Comparisons with previous studies are complicated by virtue of the differences in methodological approaches and the indices used to assess both the periodontal and the occlusal conditions. Ingervall et al11 also studied the relationship between crowding of teeth and gingival condition in a smaller sample of dental students of almost the same age bracket, as in subjects of this study. They found that crowding of teeth (tooth displaced by two mm or rotated for at least 15°) did not favor plaque accumulation on proximal tooth surfaces and influenced gingival inflammation only slightly.11 Geiger et al18 also found no significant correlation between crowding and periodontal condition. On the other hand, Buckley8 in a study of 300 teenagers reported a low but significant correlation in the range of that found in this study between lower incisor crowding as assessed by the Occlusal Feature Index, the PlI and the GI.

Although they did not rise to levels high enough to attain significance, the negative correlations between spacing and periodontal parameters indicate a trend toward more favorable periodontal condition in subjects with spaced dentition. Previous studies19,20 reported the same trend. These findings question the indication for space closure specifically for esthetic reasons, although it might contribute to maintaining dental health.

The reason why crowding, although significantly correlated with hygiene and inflammation, is not correlated to disease severity is elusive. However, it is noteworthy that although gingivitis must precede periodontitis, not all gingivitis progresses to periodontitis.21 

Concerning the interarch relationship, the results of this study indicate that open bite is more liable to induce morbidity with regard to the periodontium. This issue has not been investigated before because we found no study in the literature dealing with the influence of open bite on periodontal condition.

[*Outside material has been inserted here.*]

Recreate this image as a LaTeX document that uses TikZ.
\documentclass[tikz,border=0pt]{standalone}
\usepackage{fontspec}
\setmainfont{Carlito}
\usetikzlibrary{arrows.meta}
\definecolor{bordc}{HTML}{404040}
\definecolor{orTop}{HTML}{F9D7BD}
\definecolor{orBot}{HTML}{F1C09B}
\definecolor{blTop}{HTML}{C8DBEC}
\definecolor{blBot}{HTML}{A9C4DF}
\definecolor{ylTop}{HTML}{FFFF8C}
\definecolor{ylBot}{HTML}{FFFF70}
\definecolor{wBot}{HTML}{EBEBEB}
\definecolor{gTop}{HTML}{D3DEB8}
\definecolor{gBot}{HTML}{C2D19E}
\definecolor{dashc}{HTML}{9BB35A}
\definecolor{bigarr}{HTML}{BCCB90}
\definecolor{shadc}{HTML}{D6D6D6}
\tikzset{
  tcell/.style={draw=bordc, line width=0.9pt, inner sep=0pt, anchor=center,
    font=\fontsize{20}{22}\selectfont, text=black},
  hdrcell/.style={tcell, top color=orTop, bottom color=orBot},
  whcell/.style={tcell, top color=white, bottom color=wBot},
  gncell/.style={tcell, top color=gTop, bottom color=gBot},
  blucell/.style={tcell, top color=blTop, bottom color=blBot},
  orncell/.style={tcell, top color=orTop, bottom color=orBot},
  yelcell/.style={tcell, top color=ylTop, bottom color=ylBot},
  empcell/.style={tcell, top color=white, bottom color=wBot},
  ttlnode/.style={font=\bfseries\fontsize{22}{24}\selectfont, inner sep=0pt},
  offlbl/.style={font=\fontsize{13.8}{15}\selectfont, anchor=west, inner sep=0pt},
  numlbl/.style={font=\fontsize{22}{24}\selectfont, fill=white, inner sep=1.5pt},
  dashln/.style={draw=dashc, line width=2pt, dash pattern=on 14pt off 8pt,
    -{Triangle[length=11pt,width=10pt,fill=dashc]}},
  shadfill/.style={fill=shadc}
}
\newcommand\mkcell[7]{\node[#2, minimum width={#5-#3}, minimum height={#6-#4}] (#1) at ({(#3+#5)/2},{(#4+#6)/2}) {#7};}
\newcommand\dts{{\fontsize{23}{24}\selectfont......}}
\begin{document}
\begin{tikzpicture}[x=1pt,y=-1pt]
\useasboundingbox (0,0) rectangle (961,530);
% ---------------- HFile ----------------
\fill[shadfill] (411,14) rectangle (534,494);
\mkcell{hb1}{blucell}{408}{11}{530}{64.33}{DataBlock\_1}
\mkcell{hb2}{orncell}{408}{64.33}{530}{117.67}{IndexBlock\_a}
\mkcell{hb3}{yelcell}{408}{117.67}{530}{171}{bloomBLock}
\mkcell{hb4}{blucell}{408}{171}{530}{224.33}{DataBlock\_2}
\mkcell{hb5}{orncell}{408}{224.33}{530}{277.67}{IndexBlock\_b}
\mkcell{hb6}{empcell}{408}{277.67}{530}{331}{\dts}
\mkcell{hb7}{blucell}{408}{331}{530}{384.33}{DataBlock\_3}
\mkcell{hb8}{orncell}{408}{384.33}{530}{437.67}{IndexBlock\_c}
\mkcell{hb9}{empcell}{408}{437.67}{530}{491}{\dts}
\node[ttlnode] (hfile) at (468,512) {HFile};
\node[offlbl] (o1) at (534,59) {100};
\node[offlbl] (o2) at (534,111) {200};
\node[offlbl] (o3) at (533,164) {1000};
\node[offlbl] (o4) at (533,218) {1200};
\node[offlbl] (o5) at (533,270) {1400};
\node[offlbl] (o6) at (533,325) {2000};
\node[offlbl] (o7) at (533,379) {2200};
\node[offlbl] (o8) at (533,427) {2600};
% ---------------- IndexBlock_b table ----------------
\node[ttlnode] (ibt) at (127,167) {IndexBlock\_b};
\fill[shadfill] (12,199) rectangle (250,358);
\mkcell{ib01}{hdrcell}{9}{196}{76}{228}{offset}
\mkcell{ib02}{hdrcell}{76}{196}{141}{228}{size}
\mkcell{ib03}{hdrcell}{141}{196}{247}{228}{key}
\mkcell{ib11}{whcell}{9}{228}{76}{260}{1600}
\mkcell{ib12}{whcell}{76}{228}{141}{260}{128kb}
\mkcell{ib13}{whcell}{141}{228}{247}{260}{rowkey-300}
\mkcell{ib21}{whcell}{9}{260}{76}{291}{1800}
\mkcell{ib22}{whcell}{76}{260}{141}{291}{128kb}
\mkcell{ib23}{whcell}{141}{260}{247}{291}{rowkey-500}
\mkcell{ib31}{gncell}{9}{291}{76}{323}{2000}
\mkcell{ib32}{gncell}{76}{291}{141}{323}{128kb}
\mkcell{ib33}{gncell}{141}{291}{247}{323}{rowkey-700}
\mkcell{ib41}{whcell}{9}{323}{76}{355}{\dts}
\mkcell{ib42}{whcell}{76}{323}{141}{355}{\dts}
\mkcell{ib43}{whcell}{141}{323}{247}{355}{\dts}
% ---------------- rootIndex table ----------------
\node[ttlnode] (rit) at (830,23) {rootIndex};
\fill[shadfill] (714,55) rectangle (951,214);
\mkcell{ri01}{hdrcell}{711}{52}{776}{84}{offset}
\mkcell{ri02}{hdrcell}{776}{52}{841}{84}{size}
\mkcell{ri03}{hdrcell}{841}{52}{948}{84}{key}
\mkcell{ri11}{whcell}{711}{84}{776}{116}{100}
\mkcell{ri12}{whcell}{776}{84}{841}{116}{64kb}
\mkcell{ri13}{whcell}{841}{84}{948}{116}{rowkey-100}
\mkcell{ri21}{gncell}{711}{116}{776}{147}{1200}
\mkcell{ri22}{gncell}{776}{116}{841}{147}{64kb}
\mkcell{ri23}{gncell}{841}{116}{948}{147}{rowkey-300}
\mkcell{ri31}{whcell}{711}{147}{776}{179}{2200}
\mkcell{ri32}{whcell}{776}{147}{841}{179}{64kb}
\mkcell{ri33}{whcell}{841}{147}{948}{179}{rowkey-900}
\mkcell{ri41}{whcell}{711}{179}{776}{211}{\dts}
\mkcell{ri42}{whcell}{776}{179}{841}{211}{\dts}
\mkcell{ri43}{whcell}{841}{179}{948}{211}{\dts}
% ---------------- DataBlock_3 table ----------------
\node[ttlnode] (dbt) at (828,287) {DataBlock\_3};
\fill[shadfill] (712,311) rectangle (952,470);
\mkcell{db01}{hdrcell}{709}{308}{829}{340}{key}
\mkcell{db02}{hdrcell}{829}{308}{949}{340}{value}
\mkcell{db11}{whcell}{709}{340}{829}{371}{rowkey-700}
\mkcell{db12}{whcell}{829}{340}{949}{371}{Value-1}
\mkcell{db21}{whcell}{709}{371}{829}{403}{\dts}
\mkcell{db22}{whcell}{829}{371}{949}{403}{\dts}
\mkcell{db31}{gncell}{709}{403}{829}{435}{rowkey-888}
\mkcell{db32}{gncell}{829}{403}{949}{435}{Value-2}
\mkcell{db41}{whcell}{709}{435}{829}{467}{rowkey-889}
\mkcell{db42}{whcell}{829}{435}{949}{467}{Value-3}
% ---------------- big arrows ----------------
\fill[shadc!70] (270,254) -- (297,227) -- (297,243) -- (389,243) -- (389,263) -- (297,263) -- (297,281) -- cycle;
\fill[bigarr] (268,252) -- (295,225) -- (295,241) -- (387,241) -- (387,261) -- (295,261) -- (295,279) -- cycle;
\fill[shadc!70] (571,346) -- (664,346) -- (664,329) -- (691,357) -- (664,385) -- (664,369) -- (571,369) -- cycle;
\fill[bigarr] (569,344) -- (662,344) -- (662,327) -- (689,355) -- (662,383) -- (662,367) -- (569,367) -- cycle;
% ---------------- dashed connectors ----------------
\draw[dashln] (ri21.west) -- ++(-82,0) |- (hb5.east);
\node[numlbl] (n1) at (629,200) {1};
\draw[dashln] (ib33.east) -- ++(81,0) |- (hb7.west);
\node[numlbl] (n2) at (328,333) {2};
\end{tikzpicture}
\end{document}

Crossbite, in this study correlates significantly with GR but not with the other periodontal parameters studied. These results did not support the findings of al-Jasser and Hashim9 and Hashim and al-Jasser,10 who reported a significant relationship between crossbite and PlI, GI, and PD in a smaller and younger sample. However, their study population may have differed with that of this study in terms of age and oral hygiene awareness. Silness and Roynstrand22 also found that subjects with crossbite teeth had higher periodontal scores than those without. At last, in an extensive study involving 516 subjects, Geiger and Wasserman23 reported no consistent association between this type of malocclusion and periodontal disease.

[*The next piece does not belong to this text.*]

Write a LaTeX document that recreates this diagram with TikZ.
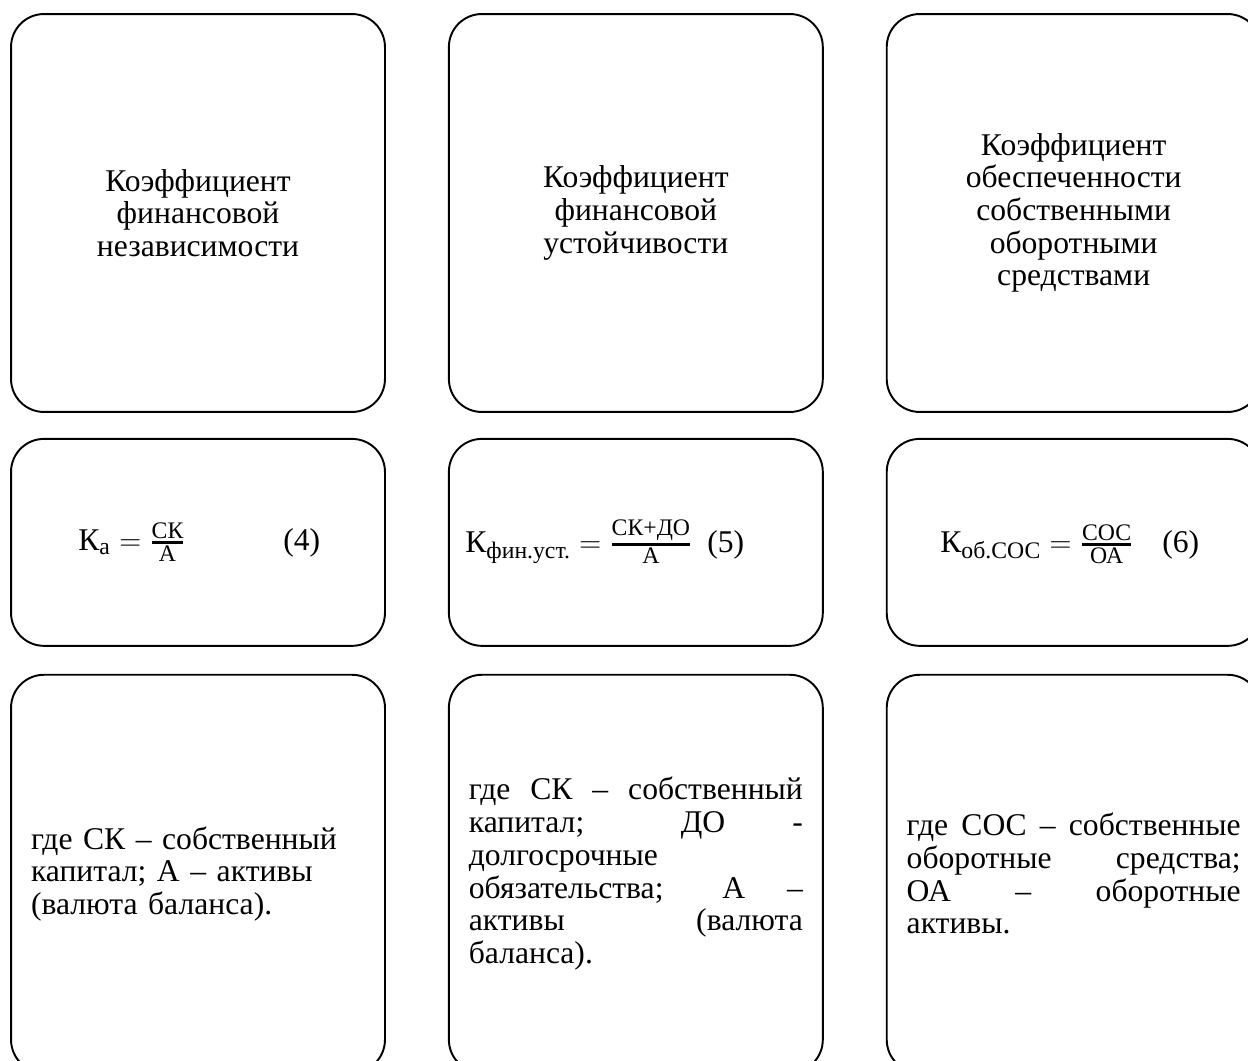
\documentclass[tikz,border=0pt]{standalone}
\usepackage{amsmath}
\usepackage{fontspec}
\setmainfont{Liberation Serif}
\usepackage{tikz}
\usetikzlibrary{positioning}
\DeclareMathSizes{18}{18}{13.5}{10}
\tikzstyle{titlecard} = [rectangle, rounded corners=0.66cm,
    minimum width=7.48cm, minimum height=7.96cm, align=center,
    draw=black, line width=1.1pt, font=\fontsize{18}{18.6}\selectfont]
\tikzstyle{formcard} = [titlecard, minimum height=4.14cm]
\tikzstyle{notecard} = [titlecard, text width=6.68cm, align=left]
\tikzstyle{formula} = [anchor=base west, inner sep=0pt, font=\fontsize{18}{18.6}\selectfont]
\newcommand{\jline}[1]{{\spaceskip=0pt\xspaceskip=0pt\makebox[6.68cm][s]{#1}}}
\newcommand{\ratio}[2]{\genfrac{}{}{1.3pt}{1}{\text{#1}}{\text{#2}}}

\begin{document}
\begin{tikzpicture}[x=0.02cm, y=-0.02cm]
    \useasboundingbox (0,0) rectangle (1248,1061);
    \clip (0,0) rectangle (1248,1061);
        % top row: names of the ratios
        \node (indep) [titlecard] at (198,213) {Коэффициент\\финансовой\\независимости};
        \node (stab) [titlecard, right=1.24cm of indep] {Коэффициент\\финансовой\\устойчивости};
        \node (cover) [titlecard, right=1.24cm of stab] {Коэффициент\\обеспеченности\\собственными\\оборотными\\средствами};
        % middle row: formulas
        \node (indepF) [formcard, below=0.5cm of indep] {};
        \node (stabF) [formcard, below=0.5cm of stab] {};
        \node (coverF) [formcard, below=0.5cm of cover] {};
        \node (fa) [formula] at (78,550) {$\text{К}_{\text{а}} = \ratio{СК}{А}$};
        \node (na) [formula] at (283,550) {(4)};
        \node (fb) [formula] at (465,552) {$\text{К}_{\text{фин.уст.}} = \ratio{СК+ДО}{А}$};
        \node (nb) [formula] at (707,552) {(5)};
        \node (fc) [formula] at (940,552) {$\text{К}_{\text{об.СОС}} = \ratio{СОС}{ОА}$};
        \node (nc) [formula] at (1162,552) {(6)};
        % bottom row: notes
        \node (indepN) [notecard, below=0.54cm of indepF] {где СК – собственный\\капитал; А – активы\\(валюта баланса).};
        \node (stabN) [notecard, below=0.54cm of stabF] {\jline{где СК – собственный}\\\jline{капитал; ДО -}\\долгосрочные\\\jline{обязательства; А –}\\\jline{активы (валюта}\\баланса).};
        \node (coverN) [notecard, below=0.54cm of coverF] {\jline{где СОС – собственные}\\\jline{оборотные средства;}\\\jline{ОА – оборотные}\\активы.};
    \end{tikzpicture}
\end{document}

The correlation found in this study between crossbite and GR could be explained by primary occlusal trauma. In fact, the teeth in crossbite may be often in premature contact in centric relation and at the end of closing phase during mastication. The occlusal loads in such case are not properly distributed. Subsequently, the resistance of the periodontal tissues is overwhelmed which may lead to occlusal trauma and GR.

Overbite assessed with either IOTN or ICON was significantly correlated with clinical attachment loss and PD in this study but not with the parameters of hygiene and inflammation. These findings contrast with the report of Buckley8 who used PlI and GI as periodontal condition index and an assessment of overbite similar to that of ICON.

Overjet was weakly but significantly correlated with PlI but not with the other indices of periodontal condition. Davies,24 in a report of the preliminary results of an extensive longitudinal study involving nine hundred and fourteen 12-year-old children also reported a significant association between mean plaque score and anterior overjet. Geiger et al25 found a slight association between severe anterior overjet and periodontal disease. In contrast, the results of Buckley's8 investigation demonstrate an absence of correlation between incisal overjet and plaque and gingival index.

• A weak but significant correlation was found between certain parameters of intraarch and interarch relationship and some indices of periodontal conditions.

• This study provides valuable indication on the usefulness of making orthodontic treatment on the ground of preservation of periodontal condition.